A paper guestbook gets you signatures and a few "congrats!" scrawls. An audio guestbook gets you the actual sound of the people who came. Your grandfather's toast trailing into a laugh. Your best friend's voice cracking halfway through a blessing. The message someone leaves at 1 a.m. that they'd never say to your face sober.
With Gathmo, guests record a voice message straight from the same upload screen — no telephone handset to rent, no booth, no hardware. They tap record, speak, and it lands in a dedicated Voice Messages section of your album with a waveform player. Voice messages are included on every Gathmo tier (recording lengths run from 30 seconds on Free up to 180 seconds on Grand); on the Grand tier, each message also arrives with a full written transcript, so the words are preserved alongside the voice.
This is rarer than you'd expect. A recorded audio guestbook exists at a handful of wedding tools, but transcribing those messages is genuinely uncommon across the market. It's the part of the day that never makes it into the wedding film — and the part you'll reach for on an anniversary, to hear a voice exactly as it was that night.
Whether you're collecting photos, video, or voice, the quality of what you get back depends on what you ask. "Leave us a message" produces a polite sentence. A specific prompt produces a memory.
Try printing a few prompt cards for the tables:
The third one is quietly powerful: a small time capsule of voices, recorded tonight, saved for a decade from now. None of it requires anything more than the phone already in your guest's hand.
Few things pull a room into the moment like seeing the last hour appear on a screen. As guests upload, their photos surface on a slideshow projected near the dance floor or behind the band — a self-refreshing wall of the night as it happens. It nudges the shy ones to contribute ("oh, that's where the photos go") and turns sharing into part of the entertainment. With Gathmo, the live slideshow is included from the Celebrate tier (€39) upwards, and runs from the same album your guests are uploading to — no AV crew required. (Prices as of June 2026.)
There's a ten-minute window at most receptions when the light goes amber and everything looks like a film still. Have your MC or celebrant make a single announcement: "For the next ten minutes, the light is perfect — go outside, take photos, and upload them to our album." You'll get a flood of the most beautiful, least posed images of the day — and it costs nothing beyond the QR code already on the tables.
Give the children at your wedding a job. A few of the older ones, armed with a parent's phone and the QR code, become your unofficial junior photographers for an hour. What comes back is uncapturable any other way: the cake from exactly thirty centimetres away, the underside of the table, the grown-ups caught mid-laugh from waist height. It keeps the kids delightedly occupied and gives you a perspective no adult would ever think to shoot.
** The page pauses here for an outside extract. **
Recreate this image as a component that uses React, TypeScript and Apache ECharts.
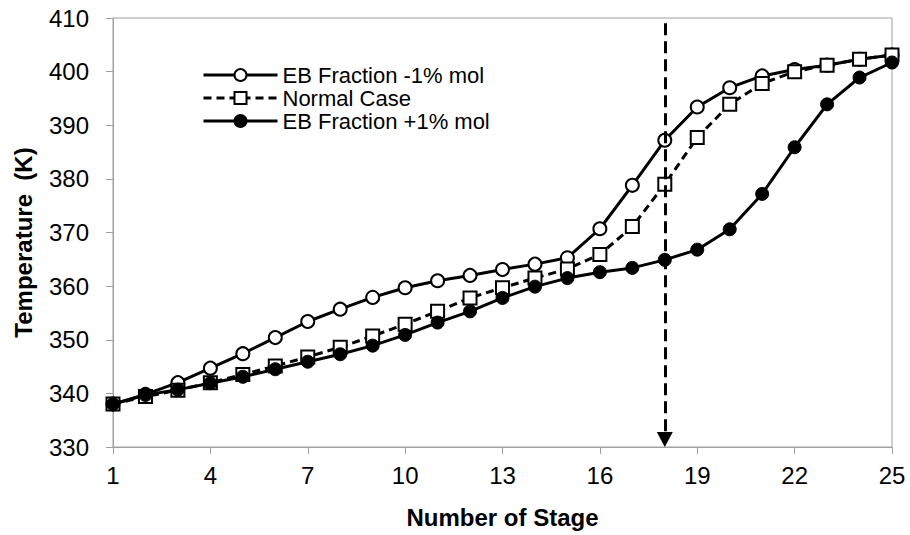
import React, { useEffect, useRef } from "react";
import * as echarts from "echarts";

const stages = [1, 2, 3, 4, 5, 6, 7, 8, 9, 10, 11, 12, 13, 14, 15, 16, 17, 18, 19, 20, 21, 22, 23, 24, 25];

const ebMinus1 = [
  338.0, 339.8, 342.0, 344.7, 347.4, 350.4, 353.4, 355.7, 357.9, 359.7, 361.0, 362.0, 363.1,
  364.1, 365.3, 370.7, 378.8, 387.2, 393.4, 397.0, 399.2, 400.4, 401.2, 402.3, 403.1,
];

const normalCase = [
  338.0, 339.4, 340.6, 342.0, 343.5, 345.1, 346.8, 348.6, 350.7, 352.9, 355.3, 357.8, 359.7,
  361.5, 363.2, 365.9, 371.1, 379.0, 387.7, 393.9, 397.8, 400.0, 401.2, 402.3, 403.1,
];

const ebPlus1 = [
  338.0, 339.7, 340.7, 341.9, 343.1, 344.5, 345.9, 347.3, 348.9, 350.9, 353.2, 355.3, 357.8,
  359.9, 361.5, 362.6, 363.4, 364.9, 366.8, 370.6, 377.2, 385.9, 393.9, 398.9, 401.7,
];

const seriesNames = ["EB Fraction -1% mol", "Normal Case", "EB Fraction +1% mol"];

const arrowStage = 18;
const arrowFrom = 409;
const arrowTo = 331.4;

const FONT = "Liberation Sans, Arial, sans-serif";

export default function App() {
  const ref = useRef<HTMLDivElement>(null);

  useEffect(() => {
    if (!ref.current) return;
    const chart = echarts.init(ref.current, null, { renderer: "svg" });
    const pair = (arr: number[]) => stages.map((s, i) => [s, arr[i]]);

    chart.setOption({
      animation: false,
      backgroundColor: "#ffffff",
      textStyle: { fontFamily: FONT },
      grid: {
        left: 113,
        right: 18,
        top: 18,
        bottom: 88,
        show: true,
        borderColor: "#a0a0a0",
        borderWidth: 1,
      },
      legend: {
        orient: "vertical",
        left: 197,
        top: 59,
        itemWidth: 74,
        itemHeight: 15,
        itemGap: 1,
        data: seriesNames,
        lineStyle: { width: 3 },
        textStyle: { fontSize: 22, color: "#000", fontFamily: FONT, lineHeight: 22 },
      },
      xAxis: {
        type: "value",
        min: 1,
        max: 25,
        interval: 3,
        name: "Number of Stage",
        nameLocation: "middle",
        nameGap: 58,
        nameTextStyle: { fontSize: 24, fontWeight: "bold", color: "#000", fontFamily: FONT },
        axisLine: { show: true, lineStyle: { color: "#a0a0a0", width: 1 } },
        axisTick: { show: true, length: 7, lineStyle: { color: "#a0a0a0" } },
        axisLabel: { fontSize: 24, color: "#000", margin: 16, fontFamily: FONT },
        splitLine: { show: false },
      },
      yAxis: {
        type: "value",
        min: 330,
        max: 410,
        interval: 10,
        name: "Temperature  (K)",
        nameLocation: "middle",
        nameGap: 78,
        nameRotate: 90,
        nameTextStyle: {
          fontSize: 24,
          fontWeight: "bold",
          color: "#000",
          fontFamily: FONT,
          padding: [0, 20, 0, 0],
        },
        axisLine: { show: true, lineStyle: { color: "#a0a0a0", width: 1 } },
        axisTick: { show: true, length: 7, lineStyle: { color: "#a0a0a0" } },
        axisLabel: { fontSize: 24, color: "#000", margin: 24, fontFamily: FONT },
        splitLine: { show: false },
      },
      series: [
        {
          name: seriesNames[0],
          type: "line",
          data: pair(ebMinus1),
          symbol: "circle",
          symbolSize: 13,
          showAllSymbol: true,
          lineStyle: { color: "#000", width: 3 },
          itemStyle: { color: "#fff", borderColor: "#000", borderWidth: 2 },
        },
        {
          name: seriesNames[1],
          type: "line",
          data: pair(normalCase),
          symbol: "rect",
          symbolSize: 13,
          showAllSymbol: true,
          lineStyle: { color: "#000", width: 3, type: [8, 5] },
          itemStyle: { color: "#fff", borderColor: "#000", borderWidth: 2 },
        },
        {
          name: seriesNames[2],
          type: "line",
          data: pair(ebPlus1),
          symbol: "circle",
          symbolSize: 13,
          showAllSymbol: true,
          lineStyle: { color: "#000", width: 3 },
          itemStyle: { color: "#000", borderColor: "#000", borderWidth: 1 },
          markLine: {
            silent: true,
            symbol: ["none", "triangle"],
            symbolSize: [16, 15],
            label: { show: false },
            lineStyle: { color: "#000", width: 3, type: [12, 6] },
            data: [[{ coord: [arrowStage, arrowFrom] }, { coord: [arrowStage, arrowTo] }]],
          },
        },
      ],
    });

    return () => chart.dispose();
  }, []);

  return (
    <div
      ref={ref}
      style={{ position: "fixed", left: 0, top: 0, width: 910, height: 535, background: "#fff" }}
    />
  );
}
The professional photographer usually goes home before the night truly ends. But the last hour — shoes off, ties loosened, the closest friends still on the floor — is often where the warmest, most unguarded photos live. Leave the QR code live and let guests keep uploading into the small hours; because everything flows into one album, the after-party captures itself.
This is where the no-app point matters most. By 1 a.m., nobody is downloading software or making an account. A scan-and-upload link is the only kind of sharing that still works when the night is winding down.
Wedding photos are intimate. They include children, elderly relatives, and emotional moments your guests might never want floating around the public internet. A reception photo idea is only a good one if it respects that.
With Gathmo, your album is private to you unless you choose to share it, so you decide whether guests see each other's uploads live during the reception or whether the collection stays just for the two of you. Everything is stored on EU servers in Frankfurt, under GDPR — a meaningful difference for European couples, and for the German and French families in the room, from tools hosted in the US. (Several popular wedding-photo apps are US-based, with EU data residency not confirmed; it's worth asking before you choose.) And collecting photos this way doesn't involve facial-recognition scanning, which under GDPR can turn ordinary photos into specially protected biometric data (GDPR Recital 51) — a wedding album that simply gathers and shows the pictures avoids that entirely. (This is general information, not legal advice.)
The final idea isn't about the reception at all. It's about the morning after, and the years after that. Most photo ideas fall apart at the same point: the photos exist, but they're scattered across two hundred phones, and getting them back is a job nobody finishes.
Choose a tool that gives you the whole collection back in one click. With Gathmo, every paid tier includes a batch ZIP download of the entire album at original, full quality — not the squashed versions a group chat would leave you with. Guest photos add up fast; one wedding-photo vendor estimates a typical wedding generates somewhere in the range of 500–1,200 guest photos in the first 24 hours (illustrative figure from Snapeen; not an independently verified benchmark). Your album also stays live for a generous window — for example, 183 days on the Celebrate tier (€39) and a full year on the Grand tier (€79) — so there's no rush. Pull the ZIP, back it up somewhere permanent, and the whole night — photos, videos, and voices — is yours to keep, forever.
Notice what all ten share. There's no booth to rent, no hardware, no app for your guests to fight with — a single QR code on your tables and signs is the whole apparatus. Everything else is just the prompts, the timing, and the small creative nudges that turn a roomful of phones into the most complete record of your wedding you'll ever have.
A few practical notes if you're printing the signs yourself. Size the code to where it'll be read: around 3–5 cm on table cards for a seated guest (QR Insights), 4–7 cm on an A5 welcome-table stand, and 10–25 cm on a large A-frame near the entrance or dance floor (Uniqode). Keep a clear blank margin of at least four "modules" — the little squares — around the code so phones read it cleanly (DENSO WAVE / ISO/IEC 18004), use a dark code on a light background (QR Designer), and test-print one and scan it from where guests will stand before printing the rest (Uniqode).